WASHINGTON — The Senate passed a trade facilitation and enforcement measure on Thursday designed to strengthen U.S. trade laws and intellectual property protections, and streamline the flow of global commerce.
The Senate passed the legislation, the product of a bipartisan, bicameral conference committee, on a vote of 75 to 20 and sent the legislation to President Obama for his signature. The fashion industry supported the measure and hailed its passage.
The House passed a conference report in December, but the legislation stalled in the Senate after senators backing an Internet sales tax bill held it up by trying to attach their bill to the broader trade legislation.
Senate Majority Leader Mitch McConnell (R., Ky.) broke the impasse this week and agreed to move the Internet sales tax bill, dubbed the “Marketplace Fairness Act,” separately later this year. The trade legislation also includes a measure that permanently bans Internet access taxes.
“Today the Senate is poised to take a major step forward in advancing a robust agenda for international trade that better reflects the realities of the 21st-century global economy and provides real benefits for our country,” Sen. Orrin Hatch (R., Utah), said on the floor before the vote. “The bill makes a number of changes to reduce bureaucracy and improve consultations among executive agencies, Congress and the private sector. These changes will facilitate trade and improve our competitiveness by reducing unnecessary burdens and delays created by an overly bureaucratic system, which will in turn help create jobs and grow our economy.”
Hatch added that the bill also includes “dramatic improvements to better protect” U.S. intellectual property rights and improves enforcement of U.S. trade laws.
The sweeping trade bill reauthorizes Customs and Border Protection and establishes new tools for the agency to go after companies that try to evade U.S. antidumping and countervailing duties; creates an enforcement fund to provide resources to enforce trade agreements; requires Customs to provide trademark and copyright holders with samples to identify counterfeits; creates the Interagency Center on Trade Implementation, Monitoring and Enforcement, and creates an “early warning system to identify trade surges from unfair trade.”
“This bill is about coming down hard on the trade cheats who are ripping off American jobs,” said Sen. Ron Wyden (D., Ore.).
Wyden also noted that the bill closes the loophole that allowed products made with slave and child labor to be imported into the U.S.
The legislation contains some critical components for the fashion industry.

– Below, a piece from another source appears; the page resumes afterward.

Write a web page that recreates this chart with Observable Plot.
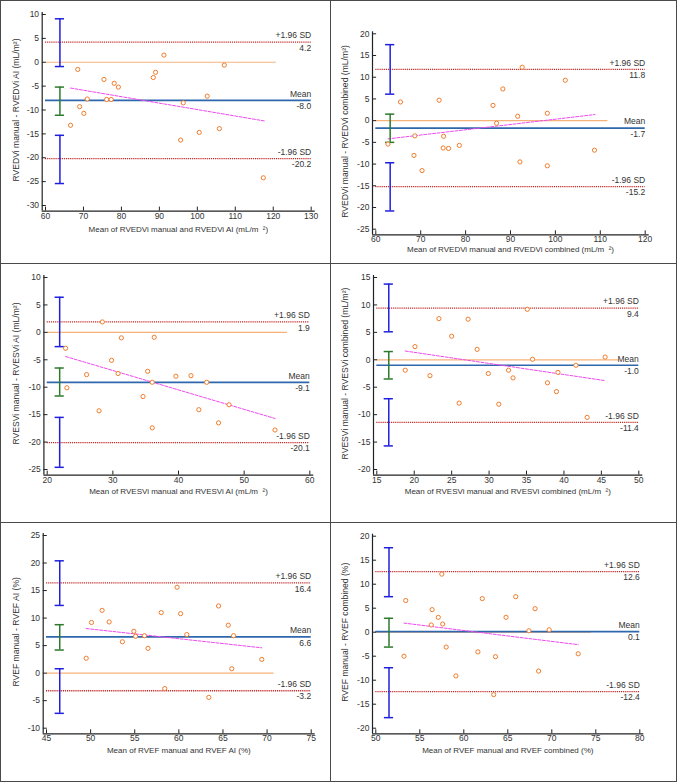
<!DOCTYPE html>
<html><head><meta charset="utf-8">
<script src="https://cdn.jsdelivr.net/npm/d3@7"></script>
<script src="https://cdn.jsdelivr.net/npm/@observablehq/plot@0.6"></script>
<style>
body{margin:0;background:#fff;}
#wrap{position:relative;width:677px;height:782px;overflow:hidden;}
.panel{position:absolute;}
.panel svg{display:block;}
.bd{position:absolute;background:#4a4a4a;}
</style></head><body><div id="wrap"></div>
<script>
// ---------- data ----------
const yTitles = [
  "RVEDVi manual - RVEDVi AI (mL/m²)",
  "RVEDVi manual - RVEDVi combined (mL/m²)",
  "RVESVi manual - RVESVi AI (mL/m²)",
  "RVESVi manual - RVESVi combined (mL/m²)",
  "RVEF manual - RVEF AI (%)",
  "RVEF manual - RVEF combined (%)"
];
const xTitles = [
  "Mean of RVEDVi manual and RVEDVi AI (mL/m  ²)",
  "Mean of RVEDVi manual and RVEDVi combined (mL/m  ²)",
  "Mean of RVESVi manual and RVESVi AI (mL/m  ²)",
  "Mean of RVESVi manual and RVESVi combined (mL/m  ²)",
  "Mean of RVEF manual and RVEF AI (%)",
  "Mean of RVEF manual and RVEF combined (%)"
];
const xTicks = [
  [60, 70, 80, 90, 100, 110, 120, 130],
  [60, 70, 80, 90, 100, 110, 120],
  [20, 30, 40, 50, 60],
  [15, 20, 25, 30, 35, 40, 45, 50],
  [45, 50, 55, 60, 65, 70, 75],
  [50, 55, 60, 65, 70, 75, 80]
];
const yTicks = [
  [10, 5, 0, -5, -10, -15, -20, -25, -30],
  [20, 15, 10, 5, 0, -5, -10, -15, -20, -25],
  [10, 5, 0, -5, -10, -15, -20, -25],
  [15, 10, 5, 0, -5, -10, -15, -20],
  [25, 20, 15, 10, 5, 0, -5, -10],
  [20, 15, 10, 5, 0, -5, -10, -15, -20]
];

const edviAiMean = [66.6, 68.5, 69.0, 70.1, 71.0, 75.4, 76.1, 77.3, 78.1, 79.2, 88.4, 89.0, 91.2, 95.6, 96.3, 100.5, 102.6, 105.8, 107.1, 117.4];
const edviAiDiff = [-13.2, -1.5, -9.3, -10.7, -7.7, -3.6, -7.8, -7.8, -4.4, -5.2, -3.2, -2.1, 1.5, -16.3, -8.5, -14.7, -7.1, -13.9, -0.6, -24.2];
const edviCombMean = [62.7, 65.5, 68.5, 68.7, 70.3, 74.1, 75.0, 75.1, 76.2, 78.6, 86.1, 86.9, 88.3, 91.6, 92.1, 92.6, 98.2, 98.2, 102.2, 108.7];
const edviCombDiff = [-5.4, 4.3, -8.0, -3.5, -11.5, 4.7, -6.3, -3.6, -6.4, -5.7, 3.5, -0.6, 7.3, 1.0, -9.5, 12.3, 1.7, -10.4, 9.3, -6.8];
const esviAiMean = [22.8, 23.0, 26.0, 27.9, 28.4, 29.8, 30.8, 31.3, 34.6, 35.3, 36.0, 36.0, 36.3, 39.6, 41.9, 43.1, 44.3, 46.1, 47.7, 54.7];
const esviAiDiff = [-2.9, -10.1, -7.7, -14.3, 1.9, -5.1, -7.5, -1.0, -11.7, -7.1, -17.4, -9.1, -0.9, -8.0, -7.9, -14.1, -9.1, -16.5, -13.2, -17.8];
const esviCombMean = [18.8, 20.1, 22.1, 23.3, 25.0, 26.0, 27.2, 28.4, 29.9, 31.3, 32.6, 33.2, 35.1, 35.8, 37.8, 39.0, 39.2, 41.6, 43.1, 45.5];
const esviCombDiff = [-1.9, 2.4, -2.9, 7.5, 4.3, -7.9, 7.4, 1.9, -2.5, -8.1, -1.9, -3.3, 9.2, 0.1, -4.2, -5.8, -2.3, -1.0, -10.5, 0.5];
const efAiMean = [49.5, 50.1, 51.3, 52.1, 53.6, 54.9, 55.1, 56.1, 56.5, 58.0, 58.4, 59.8, 60.2, 60.9, 63.4, 64.5, 65.6, 66.0, 66.2, 69.4];
const efAiDiff = [2.7, 9.2, 11.4, 9.3, 5.7, 7.6, 6.7, 6.8, 4.5, 11.0, -2.8, 15.6, 10.8, 7.0, -4.4, 12.2, 8.7, 0.8, 6.8, 2.5];
const efCombMean = [53.2, 53.4, 56.3, 56.4, 57.1, 57.5, 57.6, 58.0, 59.1, 61.6, 62.1, 63.4, 63.6, 64.8, 65.9, 67.4, 68.1, 68.5, 69.7, 73.0];
const efCombDiff = [-5.0, 6.6, 1.5, 4.7, 3.1, 12.1, 1.7, -3.1, -9.1, -4.1, 7.0, -13.0, -5.1, 3.1, 7.4, 0.3, 4.9, -8.1, 0.5, -4.5];

const meansList = [edviAiMean, edviCombMean, esviAiMean, esviCombMean, efAiMean, efCombMean];
const diffsList = [edviAiDiff, edviCombDiff, esviAiDiff, esviCombDiff, efAiDiff, efCombDiff];

const upperLimit = [4.2, 11.8, 1.9, 9.4, 16.4, 12.6];
const meanBias = [-8.0, -1.7, -9.1, -1.0, 6.6, 0.1];
const lowerLimit = [-20.2, -15.2, -20.1, -11.4, -3.2, -12.4];
const upperCI = [[9.1, -0.9], [17.5, 6.1], [6.4, -2.6], [13.8, 5.1], [20.4, 12.3], [17.6, 7.4]];
const biasCI = [[-5.2, -11.1], [1.5, -5.0], [-6.5, -11.6], [1.5, -3.5], [8.8, 4.2], [2.9, -3.1]];
const lowerCI = [[-15.3, -25.4], [-9.7, -20.8], [-15.5, -24.6], [-7.1, -15.7], [0.8, -7.3], [-7.4, -17.8]];
const ciPos = [63.8, 63.2, 21.9, 16.6, 46.5, 51.5];
const regStart = [[66.6, -5.4], [62.7, -4.2], [22.8, -4.4], [18.8, 1.6], [49.5, 8.1], [53.2, 1.9]];
const regEnd = [[117.7, -12.3], [108.8, 1.4], [54.7, -15.7], [45.5, -3.8], [69.4, 4.6], [73.0, -2.6]];
const zeroEnd = [120.8, 111.7, 56.6, 47.5, 70.8, 74.5];
const upperText = "+1.96 SD", meanText = "Mean", lowerText = "-1.96 SD";

// ---------- layout ----------
const boxes = [
  {left: 1, top: 1, w: 329, h: 262, mL: 44, mR: 19.3, mT: 13, mB: 58, xt: 24},
  {left: 330, top: 1, w: 346, h: 262, mL: 45.3, mR: 31.3, mT: 32.3, mB: 34.3, xt: 20.5},
  {left: 1, top: 263, w: 329, h: 259, mL: 45.7, mR: 20.7, mT: 14, mB: 53, xt: 21.7},
  {left: 330, top: 263, w: 346, h: 259, mL: 46.3, mR: 37.7, mT: 14, mB: 53, xt: 21.7},
  {left: 1, top: 522, w: 329, h: 259, mL: 45, mR: 19.3, mT: 13, mB: 53.3, xt: 22.3},
  {left: 330, top: 522, w: 346, h: 259, mL: 45.3, mR: 36.7, mT: 13.7, mB: 53.3, xt: 22.3}
];

const C = {
  pt: "#f07d2c", zero: "#f7b27a", sd: "#c42a2a", mean: "#2f67ad",
  reg: "#ee4aee", ciB: "#1f1fe0", ciG: "#2d7a2d", txt: "#333", axis: "#222"
};
const fmt = v => v.toFixed(1);

function makePanel(i) {
  const B = boxes[i];
  const xd = [d3.min(xTicks[i]), d3.max(xTicks[i])];
  const yd = [d3.min(yTicks[i]), d3.max(yTicks[i])];
  const pts = meansList[i].map((x, j) => ({x, y: diffsList[i][j]}));
  const reg = [{x: regStart[i][0], y: regStart[i][1]}, {x: regEnd[i][0], y: regEnd[i][1]}];
  const cis = [
    {x: ciPos[i], y1: upperCI[i][0], y2: upperCI[i][1], c: C.ciB},
    {x: ciPos[i], y1: biasCI[i][0], y2: biasCI[i][1], c: C.ciG},
    {x: ciPos[i], y1: lowerCI[i][0], y2: lowerCI[i][1], c: C.ciB}
  ];
  const caps = cis.flatMap(d => [{x: d.x, y: d.y1, c: d.c}, {x: d.x, y: d.y2, c: d.c}]);
  const refs = [
    {y: upperLimit[i], name: upperText},
    {y: meanBias[i], name: meanText},
    {y: lowerLimit[i], name: lowerText}
  ];
  const xMax = xd[1];
  return Plot.plot({
    width: B.w, height: B.h,
    marginLeft: B.mL, marginRight: B.mR, marginTop: B.mT, marginBottom: B.mB,
    x: {domain: xd}, y: {domain: yd},
    style: {fontFamily: "'Liberation Sans', Arial, sans-serif", fontSize: "8.5px", color: C.txt, background: "transparent", overflow: "visible"},
    marks: [
      Plot.ruleY([0], {x1: xd[0], x2: zeroEnd[i], stroke: C.zero, strokeWidth: 1.2}),
      Plot.ruleY([upperLimit[i], lowerLimit[i]], {stroke: C.sd, strokeWidth: 1.3, strokeDasharray: "1.2,0.9"}),
      Plot.ruleY([meanBias[i]], {stroke: C.mean, strokeWidth: 1.7}),
      Plot.line(reg, {x: "x", y: "y", stroke: C.reg, strokeWidth: 1, strokeDasharray: "3,1.5"}),
      Plot.ruleX(cis, {x: "x", y1: "y1", y2: "y2", stroke: "c", strokeWidth: 1.5}),
      Plot.ruleY(caps, {x1: "x", x2: "x", y: "y", stroke: "c", strokeWidth: 1.5, insetLeft: -4.6, insetRight: -4.6}),
      Plot.dot(pts, {x: "x", y: "y", r: 2.1, stroke: C.pt, strokeWidth: 1, fill: "white"}),
      Plot.text(refs, {x: () => xMax, y: "y", text: "name", textAnchor: "end", dy: -6.5, fill: C.txt}),
      Plot.text(refs, {x: () => xMax, y: "y", text: d => fmt(d.y), textAnchor: "end", dy: 6, fill: C.txt}),
      Plot.ruleX([xd[0]], {dx: -3.3, insetTop: -2, insetBottom: -5.6, stroke: C.axis, strokeWidth: 1.2}),
      Plot.ruleY([yd[0]], {dy: 5.6, insetLeft: -3.3, insetRight: -4, stroke: C.axis, strokeWidth: 1.2}),
      Plot.axisY({ticks: yTicks[i], tickFormat: d => String(d), tickSize: 4, dx: 0.8, tickPadding: 3.2, label: null, stroke: C.axis}),
      Plot.axisX({ticks: xTicks[i], tickFormat: d => String(d), tickSize: 4, dy: 1.6, tickPadding: 1.5, label: null, stroke: C.axis}),
      Plot.text([xTitles[i]], {frameAnchor: "bottom", lineAnchor: "middle", textAnchor: "middle", text: d => d, dy: B.xt, fill: C.txt, fontSize: 8}),
      Plot.text([yTitles[i]], {frameAnchor: "left", lineAnchor: "middle", textAnchor: "middle", text: d => d, rotate: -90, dx: 14.5 - B.mL, fill: C.txt, fontSize: 8.6})
    ]
  });
}

const wrap = document.getElementById("wrap");
boxes.forEach((B, i) => {
  const d = document.createElement("div");
  d.className = "panel";
  d.style.left = B.left + "px"; d.style.top = B.top + "px";
  d.style.width = B.w + "px"; d.style.height = B.h + "px";
  d.appendChild(makePanel(i));
  wrap.appendChild(d);
});
// frame lines
[[0, 0, 677, 1], [0, 781, 677, 1], [0, 0, 1, 782], [676, 0, 1, 782],
 [330, 0, 1, 782], [0, 263, 677, 1], [0, 522, 677, 1]].forEach(([l, t, w, h]) => {
  const b = document.createElement("div");
  b.className = "bd";
  Object.assign(b.style, {left: l + "px", top: t + "px", width: w + "px", height: h + "px"});
  wrap.appendChild(b);
});
</script></body></html>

“As major importers, retailers rely on efficient supply chain operations. This includes ensuring legitimate cargo is able to be quickly processed through our nation’s borders,” said David French, senior vice president for government relations at the National Retail Federation. “Modernizing CBP operations is essential in the ever-increasing global economy. The elements within [the legislation] will provide CBP with the tools needed to ensure companies can continue to compete in the global economy.”
In addition, it includes a provision that would raise the floor for duty assessment on small value shipments to $800 from $200 and provide new trade preferences for Nepal, including duty-free benefits for scarves, hats, some footwear and travel goods. It also fixes a technical error on a new classification for recreational performance outerwear that industry groups hope will eventually lead to lower tariffs on those imported products.
French also praised McConnell’s plan to hold a separate vote on the e-fairness legislation later this year.
“Retailers across America urge Congress to finish the job on e-fairness before more Main Street businesses are forced to close their doors due to unfair tax preferences,” French said.
Jennifer Safavian, executive vice president of government affairs at the Retail Industry Leaders Association, said, “Leader McConnell’s commitment to work with Senate advocates of e-fairness legislation and schedule a vote this year is a welcome sign for advocates of a level playing field. Retailers want a true free market and a tax code that treats all businesses equally. Given the exponential growth of online and mobile retail, it makes no sense to continue subsidizing online-only sellers with special tax treatment.”
Safavian called on House Speaker Paul Ryan (R., Wis.) to make a commitment to bring the legislation to a vote by the end of the year.